# Data excerpt start

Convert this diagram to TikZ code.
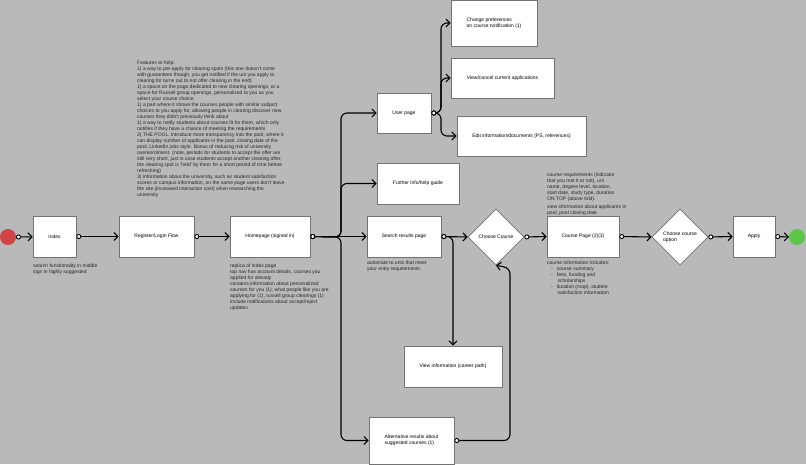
\documentclass[tikz,border=0pt]{standalone}
\usepackage{fontspec}
\setmainfont{Liberation Sans}
\usetikzlibrary{arrows.meta,shapes.geometric}
\definecolor{bg}{HTML}{B9B9B9}
\definecolor{startc}{HTML}{D04545}
\definecolor{endc}{HTML}{5CC64A}
\begin{document}
\begin{tikzpicture}[x=1pt,y=-1pt,
 box/.style={draw=black!55,fill=white,line width=0.6pt,font=\fontsize{5}{6}\selectfont,align=left,inner sep=0},
 dia/.style={diamond,draw=black!55,fill=white,line width=0.6pt,minimum width=56pt,minimum height=56pt,inner sep=0,font=\fontsize{5}{6}\selectfont,align=left},
 note/.style={anchor=north west,font=\fontsize{5}{6}\selectfont,align=left,inner sep=0,text=black!85},
 con/.style={line width=1.1pt,rounded corners=6pt,{Circle[open,length=5pt,width=5pt,fill=white,line width=0.9pt]}-{Straight Barb[length=4pt,width=8pt]}},
 bul/.style={}]
\fill[bg] (0,0) rectangle (806,464);
\useasboundingbox (0,0) rectangle (806,464);
\fill[startc] (8,237) circle (8);
\coordinate (s) at (16,237);
\fill[endc] (797,237) circle (8) coordinate (e);
\node[box,minimum width=43pt,minimum height=41pt] (idx) at (54.5,236.5) {Index};
\node[box,minimum width=75pt,minimum height=41pt] (reg) at (156.5,236.5) {Register/Login Flow};
\node[box,minimum width=80pt,minimum height=41pt] (home) at (270,236.5) {Homepage (signed in)};
\node[box,minimum width=54pt,minimum height=40pt] (user) at (404,113) {User page};
\node[box,minimum width=82pt,minimum height=41pt] (info) at (418,183.5) {Further info/help guide};
\node[box,minimum width=74pt,minimum height=41pt] (search) at (404,236.5) {Search results page};
\node[dia] (cc) at (496,237) {Choose Course};
\node[box,minimum width=72pt,minimum height=41pt] (cp) at (583,236.5) {Course Page (2)(3)};
\node[dia] (co) at (680,237) {Choose course\\option};
\node[box,minimum width=42pt,minimum height=41pt] (apply) at (754,236.5) {Apply};
\node[box,minimum width=86pt,minimum height=46pt] (pref) at (494,23) {Change preferences\\on course notification (1)};
\node[box,minimum width=103pt,minimum height=40pt] (view) at (502.5,78) {View/cancel current applications};
\node[box,minimum width=129pt,minimum height=40pt] (edit) at (521.5,136) {Edit information/documents (PS, references)};
\node[box,minimum width=98pt,minimum height=41pt] (career) at (453,366.5) {View information (career path)};
\node[box,minimum width=85pt,minimum height=47pt] (alt) at (411.5,440.5) {Alternative results about\\suggested courses (1)};
% connectors
\draw[con] (s) -- (idx);
\draw[con] (idx) -- (reg);
\draw[con] (reg) -- (home);
\draw[con] (home.east) -- (341,237) |- (user.west);
\draw[con] (home.east) -- (341,237) |- (info.west);
\draw[con] (home.east) -- (search.west);
\draw[con] (home.east) -- (341,237) |- (alt.west);
\draw[con] (user.east) -- (441,113) |- (pref.west);
\draw[con] (user.east) -- (441,113) |- (view.west);
\draw[con] (user.east) -- (441,113) |- (edit.west);
\draw[con] (search.east) -- (cc.west);
\draw[con] (search.east) -| (453,346) -- (career.north);
\draw[con] (alt.east) -| (510,268) -- (cc.south);
\draw[con] (cc.east) -- (cp.west);
\draw[con] (cp.east) -- (co.west);
\draw[con] (co.east) -- (apply.west);
\draw[con] (apply.east) -- (789,237);
% notes
\node[note] (n1) at (137,61) {Features to help:\\
1) a way to pre-apply for clearing spots (this one doesn't come\\
with guarantees though, you get notified if the uni you apply to\\
clearing for turns out to not offer clearing in the end)\\
1) a space on the page dedicated to new clearing openings, or a\\
space for Russell group openings, personalized to you as you\\
select your course choice\\
1) a part where it shows the courses people with similar subject\\
choices to you apply for, allowing people in clearing discover new\\
courses they didn't previously think about\\
1) a way to notify students about courses fit for them, which only\\
notifies if they have a chance of meeting the requirements\\
2) THE POOL. introduce more transparency into the pool, where it\\
can display number of applicants in the pool, closing date of the\\
pool, LinkedIn jobs style. Bonus of reducing risk of university\\
overenrolment. (note, periods for students to accept the offer are\\
still very short, just in case students accept another clearing offer,\\
the clearing spot is 'held' by them for a short period of time before\\
refreshing)\\
3) information about the university, such as student satisfaction\\
scores or campus information, on the same page users don't leave\\
the site (increased interaction cost) when researching the\\
university};
\node[note] (n2) at (33,264) {search functionality in middle\\sign in highly suggested};
\node[note] (n3) at (230,264) {replica of index page\\top nav has account details, courses you\\applied for already\\contains information about personalized\\courses for you (1), what people like you are\\applying for (1), russell group clearings (1)\\include notifications about accept/reject\\updates};
\node[note] (n4) at (367,261) {automate to unis that meet\\your entry requirements.};
\node[note] (n5) at (547,173) {course requirements (indicator\\that you met it or not), uni\\name, degree level, location,\\start date, study type, duration\\ON TOP (above fold).};
\node[note] (n6) at (547,205) {view information about applicants in\\pool, pool closing date};
\node[note] (n7) at (547,261) {course information includes:\\
\hspace*{4pt}-\hspace{4pt}course summary\\
\hspace*{4pt}-\hspace{4pt}fees, funding and\\
\hspace*{10.5pt}scholarships\\
\hspace*{4pt}-\hspace{4pt}location (map), student\\
\hspace*{10.5pt}satisfaction information};
\end{tikzpicture}
\end{document}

# Data excerpt end

◆ Given task
Reproduce the full listing above verbatim, with no pictures included.

◆ Task result
Convert this diagram to TikZ code.
\documentclass[tikz,border=0pt]{standalone}
\usepackage{fontspec}
\setmainfont{Liberation Sans}
\usetikzlibrary{arrows.meta,shapes.geometric}
\definecolor{bg}{HTML}{B9B9B9}
\definecolor{startc}{HTML}{D04545}
\definecolor{endc}{HTML}{5CC64A}
\begin{document}
\begin{tikzpicture}[x=1pt,y=-1pt,
 box/.style={draw=black!55,fill=white,line width=0.6pt,font=\fontsize{5}{6}\selectfont,align=left,inner sep=0},
 dia/.style={diamond,draw=black!55,fill=white,line width=0.6pt,minimum width=56pt,minimum height=56pt,inner sep=0,font=\fontsize{5}{6}\selectfont,align=left},
 note/.style={anchor=north west,font=\fontsize{5}{6}\selectfont,align=left,inner sep=0,text=black!85},
 con/.style={line width=1.1pt,rounded corners=6pt,{Circle[open,length=5pt,width=5pt,fill=white,line width=0.9pt]}-{Straight Barb[length=4pt,width=8pt]}},
 bul/.style={}]
\fill[bg] (0,0) rectangle (806,464);
\useasboundingbox (0,0) rectangle (806,464);
\fill[startc] (8,237) circle (8);
\coordinate (s) at (16,237);
\fill[endc] (797,237) circle (8) coordinate (e);
\node[box,minimum width=43pt,minimum height=41pt] (idx) at (54.5,236.5) {Index};
\node[box,minimum width=75pt,minimum height=41pt] (reg) at (156.5,236.5) {Register/Login Flow};
\node[box,minimum width=80pt,minimum height=41pt] (home) at (270,236.5) {Homepage (signed in)};
\node[box,minimum width=54pt,minimum height=40pt] (user) at (404,113) {User page};
\node[box,minimum width=82pt,minimum height=41pt] (info) at (418,183.5) {Further info/help guide};
\node[box,minimum width=74pt,minimum height=41pt] (search) at (404,236.5) {Search results page};
\node[dia] (cc) at (496,237) {Choose Course};
\node[box,minimum width=72pt,minimum height=41pt] (cp) at (583,236.5) {Course Page (2)(3)};
\node[dia] (co) at (680,237) {Choose course\\option};
\node[box,minimum width=42pt,minimum height=41pt] (apply) at (754,236.5) {Apply};
\node[box,minimum width=86pt,minimum height=46pt] (pref) at (494,23) {Change preferences\\on course notification (1)};
\node[box,minimum width=103pt,minimum height=40pt] (view) at (502.5,78) {View/cancel current applications};
\node[box,minimum width=129pt,minimum height=40pt] (edit) at (521.5,136) {Edit information/documents (PS, references)};
\node[box,minimum width=98pt,minimum height=41pt] (career) at (453,366.5) {View information (career path)};
\node[box,minimum width=85pt,minimum height=47pt] (alt) at (411.5,440.5) {Alternative results about\\suggested courses (1)};
% connectors
\draw[con] (s) -- (idx);
\draw[con] (idx) -- (reg);
\draw[con] (reg) -- (home);
\draw[con] (home.east) -- (341,237) |- (user.west);
\draw[con] (home.east) -- (341,237) |- (info.west);
\draw[con] (home.east) -- (search.west);
\draw[con] (home.east) -- (341,237) |- (alt.west);
\draw[con] (user.east) -- (441,113) |- (pref.west);
\draw[con] (user.east) -- (441,113) |- (view.west);
\draw[con] (user.east) -- (441,113) |- (edit.west);
\draw[con] (search.east) -- (cc.west);
\draw[con] (search.east) -| (453,346) -- (career.north);
\draw[con] (alt.east) -| (510,268) -- (cc.south);
\draw[con] (cc.east) -- (cp.west);
\draw[con] (cp.east) -- (co.west);
\draw[con] (co.east) -- (apply.west);
\draw[con] (apply.east) -- (789,237);
% notes
\node[note] (n1) at (137,61) {Features to help:\\
1) a way to pre-apply for clearing spots (this one doesn't come\\
with guarantees though, you get notified if the uni you apply to\\
clearing for turns out to not offer clearing in the end)\\
1) a space on the page dedicated to new clearing openings, or a\\
space for Russell group openings, personalized to you as you\\
select your course choice\\
1) a part where it shows the courses people with similar subject\\
choices to you apply for, allowing people in clearing discover new\\
courses they didn't previously think about\\
1) a way to notify students about courses fit for them, which only\\
notifies if they have a chance of meeting the requirements\\
2) THE POOL. introduce more transparency into the pool, where it\\
can display number of applicants in the pool, closing date of the\\
pool, LinkedIn jobs style. Bonus of reducing risk of university\\
overenrolment. (note, periods for students to accept the offer are\\
still very short, just in case students accept another clearing offer,\\
the clearing spot is 'held' by them for a short period of time before\\
refreshing)\\
3) information about the university, such as student satisfaction\\
scores or campus information, on the same page users don't leave\\
the site (increased interaction cost) when researching the\\
university};
\node[note] (n2) at (33,264) {search functionality in middle\\sign in highly suggested};
\node[note] (n3) at (230,264) {replica of index page\\top nav has account details, courses you\\applied for already\\contains information about personalized\\courses for you (1), what people like you are\\applying for (1), russell group clearings (1)\\include notifications about accept/reject\\updates};
\node[note] (n4) at (367,261) {automate to unis that meet\\your entry requirements.};
\node[note] (n5) at (547,173) {course requirements (indicator\\that you met it or not), uni\\name, degree level, location,\\start date, study type, duration\\ON TOP (above fold).};
\node[note] (n6) at (547,205) {view information about applicants in\\pool, pool closing date};
\node[note] (n7) at (547,261) {course information includes:\\
\hspace*{4pt}-\hspace{4pt}course summary\\
\hspace*{4pt}-\hspace{4pt}fees, funding and\\
\hspace*{10.5pt}scholarships\\
\hspace*{4pt}-\hspace{4pt}location (map), student\\
\hspace*{10.5pt}satisfaction information};
\end{tikzpicture}
\end{document}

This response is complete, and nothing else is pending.